#### To do
Copy the data that follows exactly. Include no pictures.

#### Recorded information
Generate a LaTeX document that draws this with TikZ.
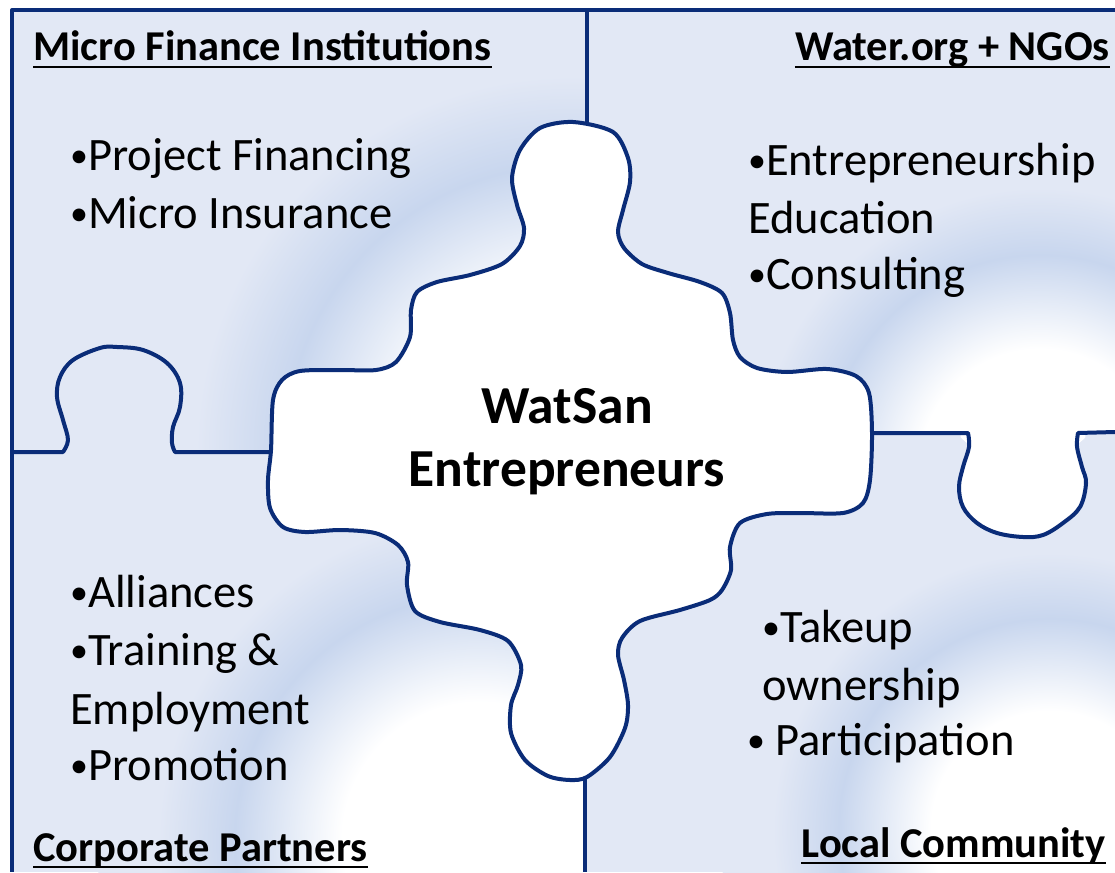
\documentclass[tikz,border=0pt]{standalone}
\usepackage{fontspec}
\setmainfont{Carlito}
\definecolor{pz}{RGB}{10,44,120}
\definecolor{lb}{RGB}{226,232,245}
\definecolor{bb}{RGB}{200,214,238}
\pgfdeclareradialshading{ring}{\pgfpointorigin}{color(0bp)=(white); color(9bp)=(white); color(16bp)=(bb); color(21bp)=(lb); color(25bp)=(lb); color(50bp)=(lb)}
\newcommand\bul{\raisebox{3pt}{\fontsize{36}{36}\selectfont •}}
\begin{document}
\begin{tikzpicture}[x=1pt,y=-1pt,
  edge/.style={draw=pz,line width=4pt,line join=round},
  head/.style={font=\fontsize{42.5}{46}\selectfont\bfseries,inner sep=0pt},
  item/.style={font=\fontsize{46.5}{52}\selectfont,inner sep=0pt,anchor=base west},
  ul/.style={draw=black,line width=2.8pt},
  mid/.style={font=\fontsize{53.5}{58}\selectfont\bfseries,inner sep=0pt,anchor=base}]
\useasboundingbox (0,0) rectangle (1115,872);
\fill[white] (0,0) rectangle (1115,872);
\fill[lb] (12,10) rectangle (1115,872);
% gradients
\begin{scope}
\clip (12,10) rectangle (587,452);
\shade[shading=ring] (570pt,-450pt) circle (445pt);
\end{scope}
\begin{scope}
\clip (587,10) rectangle (1115,433);
\shade[shading=ring] (1040pt,-470pt) circle (336pt);
\end{scope}
\begin{scope}
\clip (12,452) rectangle (585,872);
\shade[shading=ring] (480pt,-840pt) circle (383pt);
\end{scope}
\begin{scope}
\clip (585,433) rectangle (1115,872);
\shade[shading=ring] (1050pt,-830pt) circle (330pt);
\end{scope}
\begin{scope}
\clip plot[smooth cycle,tension=0.6] coordinates {(968,433) (969,447) (963,467) (959,487) (963,507) (977,523) (997,533) (1023,537) (1043,535) (1063,523) (1080,507) (1086,483) (1082,467) (1077,447) (1078,433)};
\shade[shading=ring] (1040pt,-470pt) circle (336pt);
\end{scope}
% frame and dividers
\draw[edge] (1115,10) -- (12,10) -- (12,872);
\draw[edge] (587,10) -- (587,130);
\draw[edge] (585,770) -- (585,872);
\draw[edge] (12,452) -- (63,452) -- plot[smooth,tension=0.6] coordinates {(63,452) (68,440) (63,420) (57,397) (60,377) (73,360) (100,348) (117,347) (143,350) (167,363) (180,383) (180,407) (173,427) (172,443) (175,452)} -- (275,452);
\draw[edge] (866,433) -- (968,433) -- plot[smooth,tension=0.6] coordinates {(968,433) (969,447) (963,467) (959,487) (963,507) (977,523) (997,533) (1023,537) (1043,535) (1063,523) (1080,507) (1086,483) (1082,467) (1077,447) (1078,433)} -- (1115,432);
% centre piece
\draw[edge,fill=white] plot[smooth cycle,tension=0.5] coordinates {(573,122) (613,132) (628,158) (630,182) (623,210) (618,232) (624,248) (642,264) (668,273) (700,282) (722,293) (730,313) (733,340) (740,357) (757,368) (787,372) (827,369) (856,376) (869,393) (872,433) (870,480) (863,503) (843,513) (800,513) (767,514) (740,523) (730,547) (731,570) (722,590) (710,600) (680,610) (640,621) (622,638) (618,655) (624,680) (628,705) (625,728) (610,757) (587,777) (570,780) (548,776) (525,760) (511,733) (511,705) (518,685) (521,665) (508,641) (480,630) (440,622) (415,611) (407,585) (408,562) (398,545) (375,533) (340,530) (305,532) (283,527) (270,508) (268,480) (271,450) (273,400) (282,380) (300,371) (340,370) (376,370) (396,362) (410,337) (411,310) (417,292) (437,282) (470,275) (502,264) (520,246) (524,228) (517,205) (512,178) (520,150) (540,128)};
\node[mid] (ws1) at (567,423) {WatSan};
\node[mid] (ws2) at (567,486) {Entrepreneurs};
% headers
\node[head,anchor=base west] (h1) at (33,61) {Micro Finance Institutions};
\node[head,anchor=base east] (h2) at (1110,61) {Water.org + NGOs};
\node[head,anchor=base west] (h3) at (33,861) {Corporate Partners};
\node[head,anchor=base east] (h4) at (1106,857) {Local Community};
\foreach \h in {h1,h2,h3,h4}{
  \draw[ul] ([yshift=-6pt]\h.base west) -- ([yshift=-6pt]\h.base east);
}
% items
\node[item] (a1) at (70,170) {\bul Project Financing};
\node[item] (a2) at (70,228) {\bul Micro Insurance};
\node[item] (b1) at (748,175) {\bul Entrepreneurship};
\node[item] (b2) at (748,233) {Education};
\node[item] (b3) at (748,289) {\bul Consulting};
\node[item] (c1) at (70,607) {\bul Alliances};
\node[item] (c2) at (70,665) {\bul Training \&};
\node[item] (c3) at (70,724) {Employment};
\node[item] (c4) at (70,780) {\bul Promotion};
\node[item] (d1) at (762,642) {\bul Takeup};
\node[item] (d2) at (762,700) {ownership};
\node[item] (d3) at (747,755) {\bul{} Participation};
\end{tikzpicture}
\end{document}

#### Expected output
Generate a LaTeX document that draws this with TikZ.
\documentclass[tikz,border=0pt]{standalone}
\usepackage{fontspec}
\setmainfont{Carlito}
\definecolor{pz}{RGB}{10,44,120}
\definecolor{lb}{RGB}{226,232,245}
\definecolor{bb}{RGB}{200,214,238}
\pgfdeclareradialshading{ring}{\pgfpointorigin}{color(0bp)=(white); color(9bp)=(white); color(16bp)=(bb); color(21bp)=(lb); color(25bp)=(lb); color(50bp)=(lb)}
\newcommand\bul{\raisebox{3pt}{\fontsize{36}{36}\selectfont •}}
\begin{document}
\begin{tikzpicture}[x=1pt,y=-1pt,
  edge/.style={draw=pz,line width=4pt,line join=round},
  head/.style={font=\fontsize{42.5}{46}\selectfont\bfseries,inner sep=0pt},
  item/.style={font=\fontsize{46.5}{52}\selectfont,inner sep=0pt,anchor=base west},
  ul/.style={draw=black,line width=2.8pt},
  mid/.style={font=\fontsize{53.5}{58}\selectfont\bfseries,inner sep=0pt,anchor=base}]
\useasboundingbox (0,0) rectangle (1115,872);
\fill[white] (0,0) rectangle (1115,872);
\fill[lb] (12,10) rectangle (1115,872);
% gradients
\begin{scope}
\clip (12,10) rectangle (587,452);
\shade[shading=ring] (570pt,-450pt) circle (445pt);
\end{scope}
\begin{scope}
\clip (587,10) rectangle (1115,433);
\shade[shading=ring] (1040pt,-470pt) circle (336pt);
\end{scope}
\begin{scope}
\clip (12,452) rectangle (585,872);
\shade[shading=ring] (480pt,-840pt) circle (383pt);
\end{scope}
\begin{scope}
\clip (585,433) rectangle (1115,872);
\shade[shading=ring] (1050pt,-830pt) circle (330pt);
\end{scope}
\begin{scope}
\clip plot[smooth cycle,tension=0.6] coordinates {(968,433) (969,447) (963,467) (959,487) (963,507) (977,523) (997,533) (1023,537) (1043,535) (1063,523) (1080,507) (1086,483) (1082,467) (1077,447) (1078,433)};
\shade[shading=ring] (1040pt,-470pt) circle (336pt);
\end{scope}
% frame and dividers
\draw[edge] (1115,10) -- (12,10) -- (12,872);
\draw[edge] (587,10) -- (587,130);
\draw[edge] (585,770) -- (585,872);
\draw[edge] (12,452) -- (63,452) -- plot[smooth,tension=0.6] coordinates {(63,452) (68,440) (63,420) (57,397) (60,377) (73,360) (100,348) (117,347) (143,350) (167,363) (180,383) (180,407) (173,427) (172,443) (175,452)} -- (275,452);
\draw[edge] (866,433) -- (968,433) -- plot[smooth,tension=0.6] coordinates {(968,433) (969,447) (963,467) (959,487) (963,507) (977,523) (997,533) (1023,537) (1043,535) (1063,523) (1080,507) (1086,483) (1082,467) (1077,447) (1078,433)} -- (1115,432);
% centre piece
\draw[edge,fill=white] plot[smooth cycle,tension=0.5] coordinates {(573,122) (613,132) (628,158) (630,182) (623,210) (618,232) (624,248) (642,264) (668,273) (700,282) (722,293) (730,313) (733,340) (740,357) (757,368) (787,372) (827,369) (856,376) (869,393) (872,433) (870,480) (863,503) (843,513) (800,513) (767,514) (740,523) (730,547) (731,570) (722,590) (710,600) (680,610) (640,621) (622,638) (618,655) (624,680) (628,705) (625,728) (610,757) (587,777) (570,780) (548,776) (525,760) (511,733) (511,705) (518,685) (521,665) (508,641) (480,630) (440,622) (415,611) (407,585) (408,562) (398,545) (375,533) (340,530) (305,532) (283,527) (270,508) (268,480) (271,450) (273,400) (282,380) (300,371) (340,370) (376,370) (396,362) (410,337) (411,310) (417,292) (437,282) (470,275) (502,264) (520,246) (524,228) (517,205) (512,178) (520,150) (540,128)};
\node[mid] (ws1) at (567,423) {WatSan};
\node[mid] (ws2) at (567,486) {Entrepreneurs};
% headers
\node[head,anchor=base west] (h1) at (33,61) {Micro Finance Institutions};
\node[head,anchor=base east] (h2) at (1110,61) {Water.org + NGOs};
\node[head,anchor=base west] (h3) at (33,861) {Corporate Partners};
\node[head,anchor=base east] (h4) at (1106,857) {Local Community};
\foreach \h in {h1,h2,h3,h4}{
  \draw[ul] ([yshift=-6pt]\h.base west) -- ([yshift=-6pt]\h.base east);
}
% items
\node[item] (a1) at (70,170) {\bul Project Financing};
\node[item] (a2) at (70,228) {\bul Micro Insurance};
\node[item] (b1) at (748,175) {\bul Entrepreneurship};
\node[item] (b2) at (748,233) {Education};
\node[item] (b3) at (748,289) {\bul Consulting};
\node[item] (c1) at (70,607) {\bul Alliances};
\node[item] (c2) at (70,665) {\bul Training \&};
\node[item] (c3) at (70,724) {Employment};
\node[item] (c4) at (70,780) {\bul Promotion};
\node[item] (d1) at (762,642) {\bul Takeup};
\node[item] (d2) at (762,700) {ownership};
\node[item] (d3) at (747,755) {\bul{} Participation};
\end{tikzpicture}
\end{document}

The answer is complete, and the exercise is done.